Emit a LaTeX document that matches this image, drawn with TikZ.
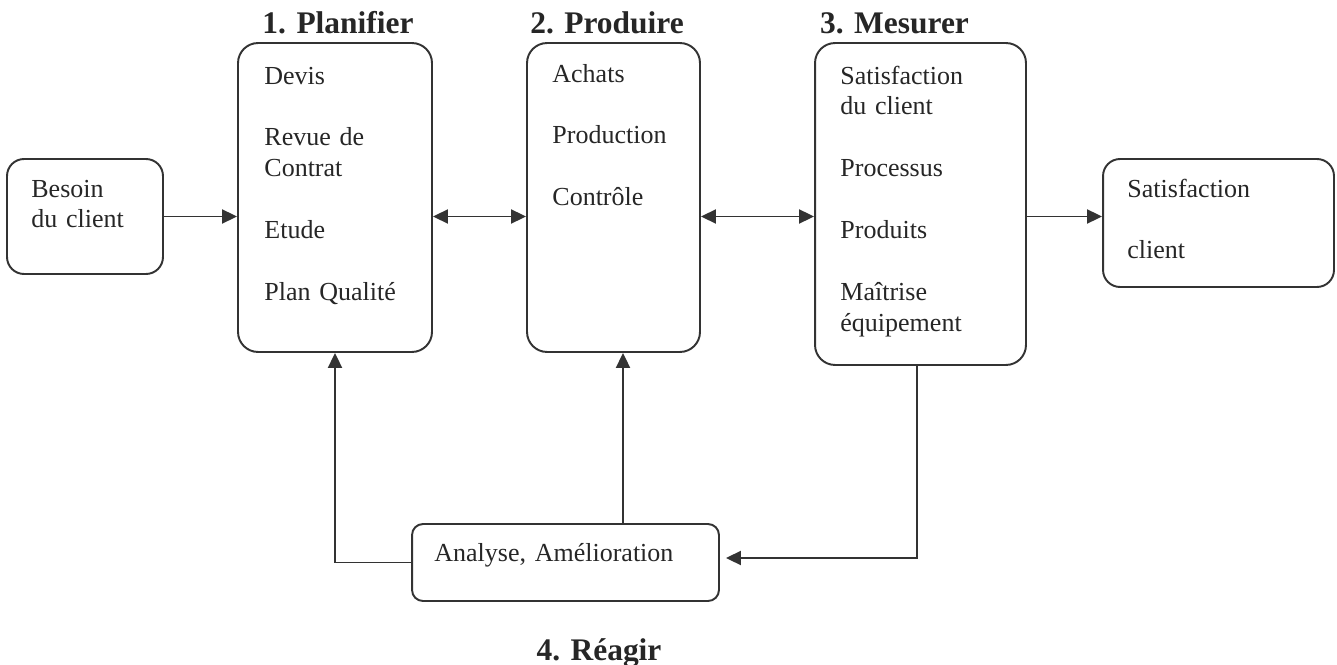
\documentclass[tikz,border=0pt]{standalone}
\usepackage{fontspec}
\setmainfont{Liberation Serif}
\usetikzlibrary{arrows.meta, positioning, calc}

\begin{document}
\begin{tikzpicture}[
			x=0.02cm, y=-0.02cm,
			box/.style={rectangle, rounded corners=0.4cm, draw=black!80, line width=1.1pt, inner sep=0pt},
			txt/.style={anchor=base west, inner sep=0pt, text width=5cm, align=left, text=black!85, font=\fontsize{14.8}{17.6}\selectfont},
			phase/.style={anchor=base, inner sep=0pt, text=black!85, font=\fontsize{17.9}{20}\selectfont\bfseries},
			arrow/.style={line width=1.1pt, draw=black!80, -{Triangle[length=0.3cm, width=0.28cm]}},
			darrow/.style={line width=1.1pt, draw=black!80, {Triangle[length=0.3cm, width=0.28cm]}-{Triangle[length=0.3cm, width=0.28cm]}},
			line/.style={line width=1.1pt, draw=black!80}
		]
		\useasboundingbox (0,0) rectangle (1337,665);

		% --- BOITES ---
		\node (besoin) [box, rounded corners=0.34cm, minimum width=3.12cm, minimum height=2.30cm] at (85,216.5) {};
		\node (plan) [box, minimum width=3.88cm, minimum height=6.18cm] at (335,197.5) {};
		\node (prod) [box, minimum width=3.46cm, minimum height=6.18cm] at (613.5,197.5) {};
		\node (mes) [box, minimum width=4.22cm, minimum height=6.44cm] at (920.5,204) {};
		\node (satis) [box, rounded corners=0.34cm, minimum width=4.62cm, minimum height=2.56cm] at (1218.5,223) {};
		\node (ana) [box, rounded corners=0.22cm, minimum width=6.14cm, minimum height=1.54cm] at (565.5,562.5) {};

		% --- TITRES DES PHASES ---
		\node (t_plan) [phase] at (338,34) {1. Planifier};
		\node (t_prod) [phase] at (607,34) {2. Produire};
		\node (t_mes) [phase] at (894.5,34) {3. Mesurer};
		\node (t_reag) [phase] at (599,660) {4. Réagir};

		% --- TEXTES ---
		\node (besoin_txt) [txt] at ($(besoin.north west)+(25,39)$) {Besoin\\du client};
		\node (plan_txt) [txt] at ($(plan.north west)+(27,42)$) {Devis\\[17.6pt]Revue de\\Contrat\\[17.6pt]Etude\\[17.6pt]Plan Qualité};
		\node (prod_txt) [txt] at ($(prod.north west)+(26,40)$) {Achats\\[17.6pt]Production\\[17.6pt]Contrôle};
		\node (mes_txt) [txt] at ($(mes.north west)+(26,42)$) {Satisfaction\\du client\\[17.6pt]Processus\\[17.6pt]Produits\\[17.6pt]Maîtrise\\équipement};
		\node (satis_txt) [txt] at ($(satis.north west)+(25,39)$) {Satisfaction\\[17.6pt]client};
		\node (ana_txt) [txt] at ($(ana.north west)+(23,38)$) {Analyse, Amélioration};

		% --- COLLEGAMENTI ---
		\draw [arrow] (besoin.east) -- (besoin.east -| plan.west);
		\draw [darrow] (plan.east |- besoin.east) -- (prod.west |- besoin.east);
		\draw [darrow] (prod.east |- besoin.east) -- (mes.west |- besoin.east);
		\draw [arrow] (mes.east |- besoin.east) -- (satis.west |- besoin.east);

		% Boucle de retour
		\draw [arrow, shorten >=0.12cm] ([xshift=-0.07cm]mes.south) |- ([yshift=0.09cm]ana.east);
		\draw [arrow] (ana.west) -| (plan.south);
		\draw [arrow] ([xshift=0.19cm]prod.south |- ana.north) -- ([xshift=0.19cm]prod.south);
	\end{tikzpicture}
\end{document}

Task directions> Transcribe all the data word for word; the images stay out.

Exercise result>
Emit a LaTeX document that matches this image, drawn with TikZ.
\documentclass[tikz,border=0pt]{standalone}
\usepackage{fontspec}
\setmainfont{Liberation Serif}
\usetikzlibrary{arrows.meta, positioning, calc}

\begin{document}
\begin{tikzpicture}[
			x=0.02cm, y=-0.02cm,
			box/.style={rectangle, rounded corners=0.4cm, draw=black!80, line width=1.1pt, inner sep=0pt},
			txt/.style={anchor=base west, inner sep=0pt, text width=5cm, align=left, text=black!85, font=\fontsize{14.8}{17.6}\selectfont},
			phase/.style={anchor=base, inner sep=0pt, text=black!85, font=\fontsize{17.9}{20}\selectfont\bfseries},
			arrow/.style={line width=1.1pt, draw=black!80, -{Triangle[length=0.3cm, width=0.28cm]}},
			darrow/.style={line width=1.1pt, draw=black!80, {Triangle[length=0.3cm, width=0.28cm]}-{Triangle[length=0.3cm, width=0.28cm]}},
			line/.style={line width=1.1pt, draw=black!80}
		]
		\useasboundingbox (0,0) rectangle (1337,665);

		% --- BOITES ---
		\node (besoin) [box, rounded corners=0.34cm, minimum width=3.12cm, minimum height=2.30cm] at (85,216.5) {};
		\node (plan) [box, minimum width=3.88cm, minimum height=6.18cm] at (335,197.5) {};
		\node (prod) [box, minimum width=3.46cm, minimum height=6.18cm] at (613.5,197.5) {};
		\node (mes) [box, minimum width=4.22cm, minimum height=6.44cm] at (920.5,204) {};
		\node (satis) [box, rounded corners=0.34cm, minimum width=4.62cm, minimum height=2.56cm] at (1218.5,223) {};
		\node (ana) [box, rounded corners=0.22cm, minimum width=6.14cm, minimum height=1.54cm] at (565.5,562.5) {};

		% --- TITRES DES PHASES ---
		\node (t_plan) [phase] at (338,34) {1. Planifier};
		\node (t_prod) [phase] at (607,34) {2. Produire};
		\node (t_mes) [phase] at (894.5,34) {3. Mesurer};
		\node (t_reag) [phase] at (599,660) {4. Réagir};

		% --- TEXTES ---
		\node (besoin_txt) [txt] at ($(besoin.north west)+(25,39)$) {Besoin\\du client};
		\node (plan_txt) [txt] at ($(plan.north west)+(27,42)$) {Devis\\[17.6pt]Revue de\\Contrat\\[17.6pt]Etude\\[17.6pt]Plan Qualité};
		\node (prod_txt) [txt] at ($(prod.north west)+(26,40)$) {Achats\\[17.6pt]Production\\[17.6pt]Contrôle};
		\node (mes_txt) [txt] at ($(mes.north west)+(26,42)$) {Satisfaction\\du client\\[17.6pt]Processus\\[17.6pt]Produits\\[17.6pt]Maîtrise\\équipement};
		\node (satis_txt) [txt] at ($(satis.north west)+(25,39)$) {Satisfaction\\[17.6pt]client};
		\node (ana_txt) [txt] at ($(ana.north west)+(23,38)$) {Analyse, Amélioration};

		% --- COLLEGAMENTI ---
		\draw [arrow] (besoin.east) -- (besoin.east -| plan.west);
		\draw [darrow] (plan.east |- besoin.east) -- (prod.west |- besoin.east);
		\draw [darrow] (prod.east |- besoin.east) -- (mes.west |- besoin.east);
		\draw [arrow] (mes.east |- besoin.east) -- (satis.west |- besoin.east);

		% Boucle de retour
		\draw [arrow, shorten >=0.12cm] ([xshift=-0.07cm]mes.south) |- ([yshift=0.09cm]ana.east);
		\draw [arrow] (ana.west) -| (plan.south);
		\draw [arrow] ([xshift=0.19cm]prod.south |- ana.north) -- ([xshift=0.19cm]prod.south);
	\end{tikzpicture}
\end{document}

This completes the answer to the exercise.